Task instructions -
No pictures belong in the copy; return exactly the lines from the one with "What Observable Plot" through the one with "const fmt = v", both ends included, and nothing else.

Input records -
◆ ◆ ◆
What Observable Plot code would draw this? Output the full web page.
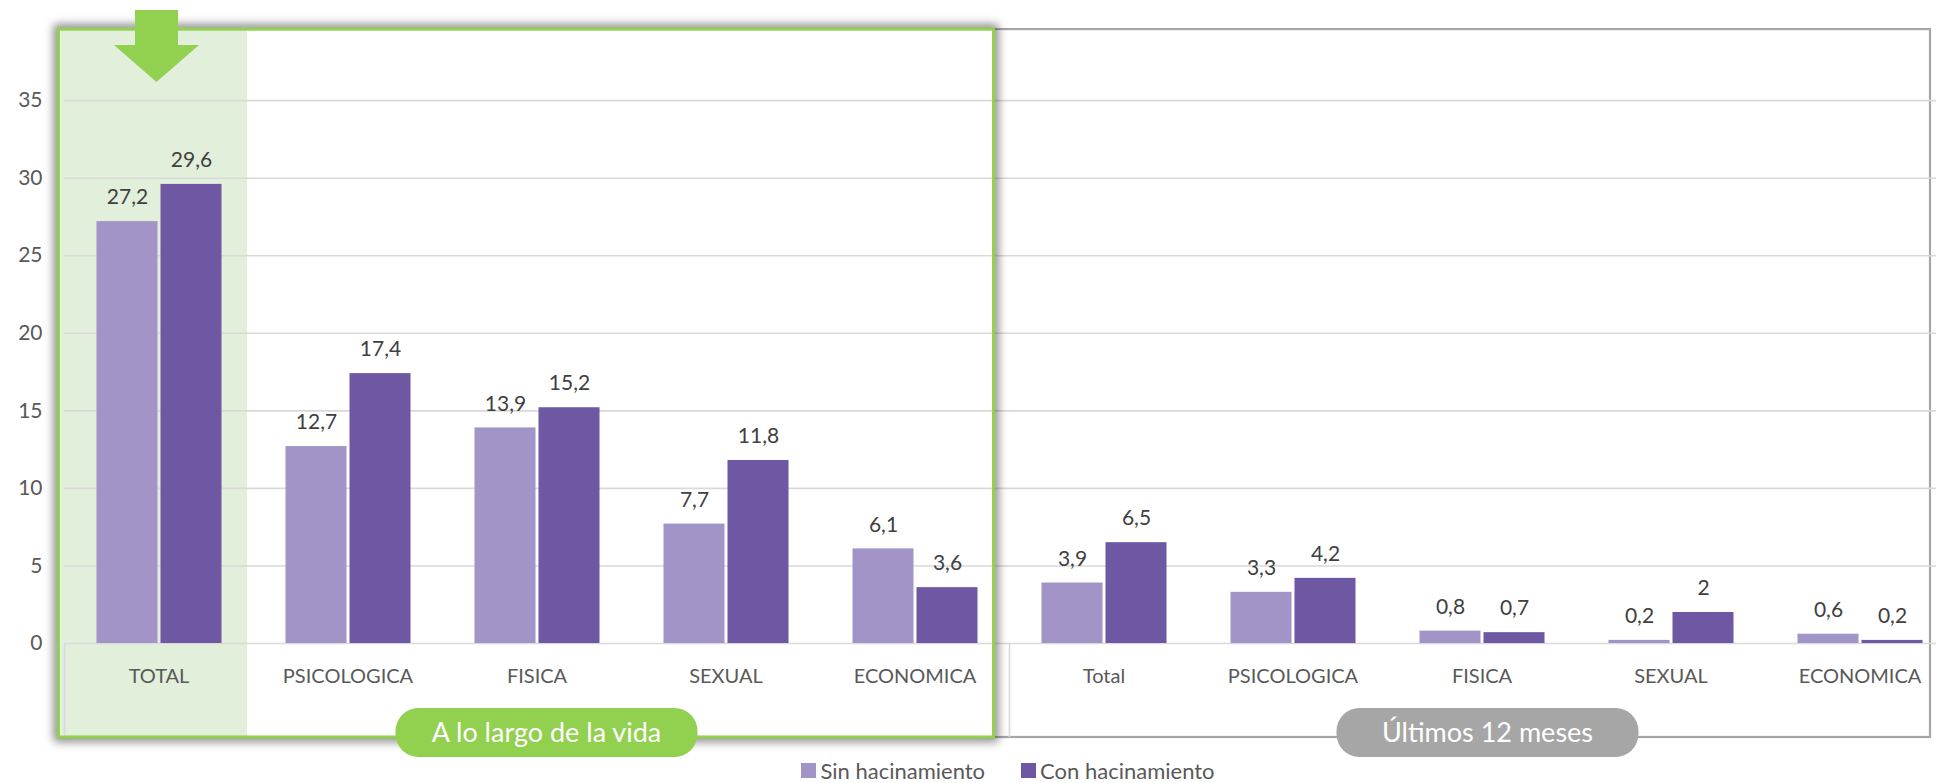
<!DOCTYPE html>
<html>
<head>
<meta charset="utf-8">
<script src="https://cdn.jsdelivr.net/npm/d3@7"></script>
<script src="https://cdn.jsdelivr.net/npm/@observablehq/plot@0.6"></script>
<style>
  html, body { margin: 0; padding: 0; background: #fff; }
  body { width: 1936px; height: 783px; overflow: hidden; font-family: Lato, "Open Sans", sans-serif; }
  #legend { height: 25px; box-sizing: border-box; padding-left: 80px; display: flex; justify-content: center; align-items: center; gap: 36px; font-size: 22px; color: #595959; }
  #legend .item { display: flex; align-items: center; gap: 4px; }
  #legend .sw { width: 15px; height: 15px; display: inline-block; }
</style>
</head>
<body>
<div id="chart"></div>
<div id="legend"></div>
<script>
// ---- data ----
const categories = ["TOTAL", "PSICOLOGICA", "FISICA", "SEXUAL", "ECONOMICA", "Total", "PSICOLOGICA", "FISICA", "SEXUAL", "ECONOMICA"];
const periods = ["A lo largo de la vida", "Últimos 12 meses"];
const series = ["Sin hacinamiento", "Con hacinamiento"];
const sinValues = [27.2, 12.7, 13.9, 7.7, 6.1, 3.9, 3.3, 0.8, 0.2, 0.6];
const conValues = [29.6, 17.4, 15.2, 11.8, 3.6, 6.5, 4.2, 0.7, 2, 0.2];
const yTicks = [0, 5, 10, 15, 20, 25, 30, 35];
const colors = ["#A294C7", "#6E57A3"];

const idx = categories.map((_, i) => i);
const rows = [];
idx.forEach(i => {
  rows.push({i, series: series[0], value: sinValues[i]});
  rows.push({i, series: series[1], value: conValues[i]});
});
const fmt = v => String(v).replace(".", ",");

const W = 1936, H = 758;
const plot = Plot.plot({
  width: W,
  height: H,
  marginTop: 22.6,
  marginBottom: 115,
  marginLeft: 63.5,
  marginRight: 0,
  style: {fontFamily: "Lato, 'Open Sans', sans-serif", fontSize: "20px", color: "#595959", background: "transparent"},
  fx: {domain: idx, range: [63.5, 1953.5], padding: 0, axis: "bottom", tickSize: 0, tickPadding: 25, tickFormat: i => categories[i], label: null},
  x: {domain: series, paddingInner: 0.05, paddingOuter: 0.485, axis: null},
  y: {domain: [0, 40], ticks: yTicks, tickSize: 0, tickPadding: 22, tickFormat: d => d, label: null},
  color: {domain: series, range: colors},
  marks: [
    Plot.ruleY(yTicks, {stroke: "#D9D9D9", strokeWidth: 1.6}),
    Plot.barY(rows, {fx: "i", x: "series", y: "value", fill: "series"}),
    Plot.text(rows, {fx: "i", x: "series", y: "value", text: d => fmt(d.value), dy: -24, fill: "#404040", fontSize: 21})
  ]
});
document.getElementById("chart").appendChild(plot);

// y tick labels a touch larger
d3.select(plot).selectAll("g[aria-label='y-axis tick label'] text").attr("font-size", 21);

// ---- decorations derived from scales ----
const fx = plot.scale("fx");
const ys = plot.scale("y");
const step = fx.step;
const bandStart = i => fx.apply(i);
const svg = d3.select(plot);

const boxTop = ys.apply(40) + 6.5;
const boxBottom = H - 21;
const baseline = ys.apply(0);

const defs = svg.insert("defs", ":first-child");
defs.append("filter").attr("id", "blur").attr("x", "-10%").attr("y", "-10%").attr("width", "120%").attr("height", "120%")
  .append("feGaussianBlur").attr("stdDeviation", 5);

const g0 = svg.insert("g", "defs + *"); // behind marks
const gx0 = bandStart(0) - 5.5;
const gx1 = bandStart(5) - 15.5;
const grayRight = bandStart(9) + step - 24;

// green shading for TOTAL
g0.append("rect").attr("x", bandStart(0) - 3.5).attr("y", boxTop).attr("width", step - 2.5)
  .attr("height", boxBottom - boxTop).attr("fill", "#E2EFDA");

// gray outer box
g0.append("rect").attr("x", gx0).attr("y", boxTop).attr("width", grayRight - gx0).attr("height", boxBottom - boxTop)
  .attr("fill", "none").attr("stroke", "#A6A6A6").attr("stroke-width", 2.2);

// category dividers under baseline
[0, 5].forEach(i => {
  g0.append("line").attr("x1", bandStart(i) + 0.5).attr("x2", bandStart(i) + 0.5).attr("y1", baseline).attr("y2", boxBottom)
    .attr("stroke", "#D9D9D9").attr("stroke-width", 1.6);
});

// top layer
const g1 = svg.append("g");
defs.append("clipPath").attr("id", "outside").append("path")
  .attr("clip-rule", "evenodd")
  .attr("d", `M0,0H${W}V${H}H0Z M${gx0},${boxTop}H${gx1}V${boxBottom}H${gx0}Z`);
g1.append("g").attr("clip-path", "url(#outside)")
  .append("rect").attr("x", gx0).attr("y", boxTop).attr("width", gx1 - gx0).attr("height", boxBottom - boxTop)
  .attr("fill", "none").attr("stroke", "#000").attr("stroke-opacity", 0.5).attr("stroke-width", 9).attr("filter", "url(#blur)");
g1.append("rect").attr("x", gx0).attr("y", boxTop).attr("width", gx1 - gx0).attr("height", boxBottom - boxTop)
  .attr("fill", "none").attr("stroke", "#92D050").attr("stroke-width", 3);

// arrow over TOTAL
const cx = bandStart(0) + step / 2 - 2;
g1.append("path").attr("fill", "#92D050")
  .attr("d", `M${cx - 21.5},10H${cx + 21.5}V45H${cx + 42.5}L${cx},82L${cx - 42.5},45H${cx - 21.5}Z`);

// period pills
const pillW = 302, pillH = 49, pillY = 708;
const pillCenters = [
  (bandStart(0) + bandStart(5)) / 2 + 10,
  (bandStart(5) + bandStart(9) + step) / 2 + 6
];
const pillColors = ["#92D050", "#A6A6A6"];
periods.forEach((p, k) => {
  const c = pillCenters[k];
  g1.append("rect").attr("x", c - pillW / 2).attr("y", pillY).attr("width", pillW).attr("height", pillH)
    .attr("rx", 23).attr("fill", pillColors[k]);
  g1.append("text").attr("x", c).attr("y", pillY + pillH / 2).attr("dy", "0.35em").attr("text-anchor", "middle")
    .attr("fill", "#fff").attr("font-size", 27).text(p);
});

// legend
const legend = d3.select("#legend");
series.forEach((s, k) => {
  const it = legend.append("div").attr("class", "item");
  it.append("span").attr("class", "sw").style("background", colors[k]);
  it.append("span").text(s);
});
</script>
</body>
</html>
◆ ◆ ◆
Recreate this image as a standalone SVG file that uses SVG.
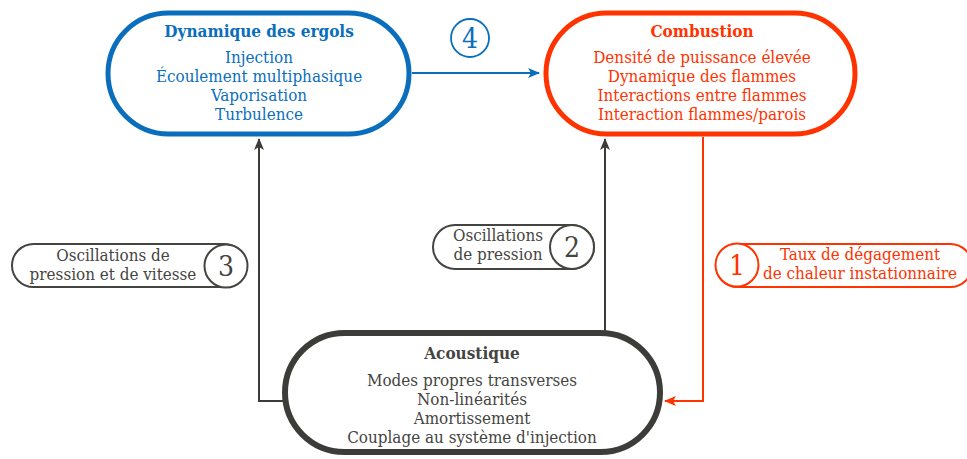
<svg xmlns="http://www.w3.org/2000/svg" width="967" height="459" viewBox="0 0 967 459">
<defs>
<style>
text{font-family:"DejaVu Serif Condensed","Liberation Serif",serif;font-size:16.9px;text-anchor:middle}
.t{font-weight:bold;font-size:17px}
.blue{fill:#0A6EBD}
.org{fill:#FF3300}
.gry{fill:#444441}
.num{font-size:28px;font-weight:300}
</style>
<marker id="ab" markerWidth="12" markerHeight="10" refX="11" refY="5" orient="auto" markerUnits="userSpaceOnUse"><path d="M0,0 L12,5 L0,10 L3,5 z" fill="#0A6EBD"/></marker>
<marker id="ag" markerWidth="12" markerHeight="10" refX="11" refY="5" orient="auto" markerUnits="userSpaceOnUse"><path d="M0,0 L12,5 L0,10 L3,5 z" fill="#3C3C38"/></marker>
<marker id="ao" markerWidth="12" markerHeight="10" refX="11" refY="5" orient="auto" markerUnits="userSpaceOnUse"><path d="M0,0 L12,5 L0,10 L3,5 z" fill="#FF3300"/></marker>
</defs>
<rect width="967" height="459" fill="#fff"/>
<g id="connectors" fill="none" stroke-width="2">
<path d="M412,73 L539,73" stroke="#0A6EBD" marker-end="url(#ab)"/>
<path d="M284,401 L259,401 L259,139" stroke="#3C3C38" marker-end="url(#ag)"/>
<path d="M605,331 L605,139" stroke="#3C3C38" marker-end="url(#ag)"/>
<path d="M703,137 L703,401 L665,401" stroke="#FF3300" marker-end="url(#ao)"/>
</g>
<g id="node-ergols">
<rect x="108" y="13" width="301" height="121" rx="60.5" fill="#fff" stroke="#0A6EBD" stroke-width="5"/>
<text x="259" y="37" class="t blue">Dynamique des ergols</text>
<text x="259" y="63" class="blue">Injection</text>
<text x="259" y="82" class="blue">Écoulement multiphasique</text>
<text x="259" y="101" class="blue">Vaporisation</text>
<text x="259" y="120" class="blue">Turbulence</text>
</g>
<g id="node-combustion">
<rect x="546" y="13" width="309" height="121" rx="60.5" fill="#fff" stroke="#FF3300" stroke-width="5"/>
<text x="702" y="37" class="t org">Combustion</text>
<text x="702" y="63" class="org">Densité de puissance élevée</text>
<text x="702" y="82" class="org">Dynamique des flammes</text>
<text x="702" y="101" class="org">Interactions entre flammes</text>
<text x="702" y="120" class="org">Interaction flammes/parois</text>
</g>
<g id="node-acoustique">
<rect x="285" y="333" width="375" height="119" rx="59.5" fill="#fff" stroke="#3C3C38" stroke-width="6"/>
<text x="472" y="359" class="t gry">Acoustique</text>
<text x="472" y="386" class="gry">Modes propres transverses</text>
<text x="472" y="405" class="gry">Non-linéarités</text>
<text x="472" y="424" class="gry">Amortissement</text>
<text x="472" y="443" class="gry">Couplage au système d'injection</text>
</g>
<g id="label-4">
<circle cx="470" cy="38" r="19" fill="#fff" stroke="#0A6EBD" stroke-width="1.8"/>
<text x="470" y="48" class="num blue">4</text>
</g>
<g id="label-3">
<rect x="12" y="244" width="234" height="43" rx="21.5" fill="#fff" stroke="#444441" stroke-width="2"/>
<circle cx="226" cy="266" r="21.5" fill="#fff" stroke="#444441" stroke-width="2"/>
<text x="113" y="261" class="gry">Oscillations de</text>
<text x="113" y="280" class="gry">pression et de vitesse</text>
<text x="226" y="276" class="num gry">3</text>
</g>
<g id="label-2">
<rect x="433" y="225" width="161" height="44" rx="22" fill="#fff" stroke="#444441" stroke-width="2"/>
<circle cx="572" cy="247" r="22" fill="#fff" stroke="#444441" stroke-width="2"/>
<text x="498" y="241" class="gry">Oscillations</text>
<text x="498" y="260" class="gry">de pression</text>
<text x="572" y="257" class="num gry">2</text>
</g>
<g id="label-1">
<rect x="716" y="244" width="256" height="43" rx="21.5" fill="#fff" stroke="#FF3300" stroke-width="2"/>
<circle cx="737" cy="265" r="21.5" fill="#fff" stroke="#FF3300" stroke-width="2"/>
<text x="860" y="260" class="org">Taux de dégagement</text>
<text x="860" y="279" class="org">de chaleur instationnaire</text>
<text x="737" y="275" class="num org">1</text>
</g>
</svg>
◆ ◆ ◆
Task output -
What Observable Plot code would draw this? Output the full web page.
<!DOCTYPE html>
<html>
<head>
<meta charset="utf-8">
<script src="https://cdn.jsdelivr.net/npm/d3@7"></script>
<script src="https://cdn.jsdelivr.net/npm/@observablehq/plot@0.6"></script>
<style>
  html, body { margin: 0; padding: 0; background: #fff; }
  body { width: 1936px; height: 783px; overflow: hidden; font-family: Lato, "Open Sans", sans-serif; }
  #legend { height: 25px; box-sizing: border-box; padding-left: 80px; display: flex; justify-content: center; align-items: center; gap: 36px; font-size: 22px; color: #595959; }
  #legend .item { display: flex; align-items: center; gap: 4px; }
  #legend .sw { width: 15px; height: 15px; display: inline-block; }
</style>
</head>
<body>
<div id="chart"></div>
<div id="legend"></div>
<script>
// ---- data ----
const categories = ["TOTAL", "PSICOLOGICA", "FISICA", "SEXUAL", "ECONOMICA", "Total", "PSICOLOGICA", "FISICA", "SEXUAL", "ECONOMICA"];
const periods = ["A lo largo de la vida", "Últimos 12 meses"];
const series = ["Sin hacinamiento", "Con hacinamiento"];
const sinValues = [27.2, 12.7, 13.9, 7.7, 6.1, 3.9, 3.3, 0.8, 0.2, 0.6];
const conValues = [29.6, 17.4, 15.2, 11.8, 3.6, 6.5, 4.2, 0.7, 2, 0.2];
const yTicks = [0, 5, 10, 15, 20, 25, 30, 35];
const colors = ["#A294C7", "#6E57A3"];

const idx = categories.map((_, i) => i);
const rows = [];
idx.forEach(i => {
  rows.push({i, series: series[0], value: sinValues[i]});
  rows.push({i, series: series[1], value: conValues[i]});
});
const fmt = v => String(v).replace(".", ",");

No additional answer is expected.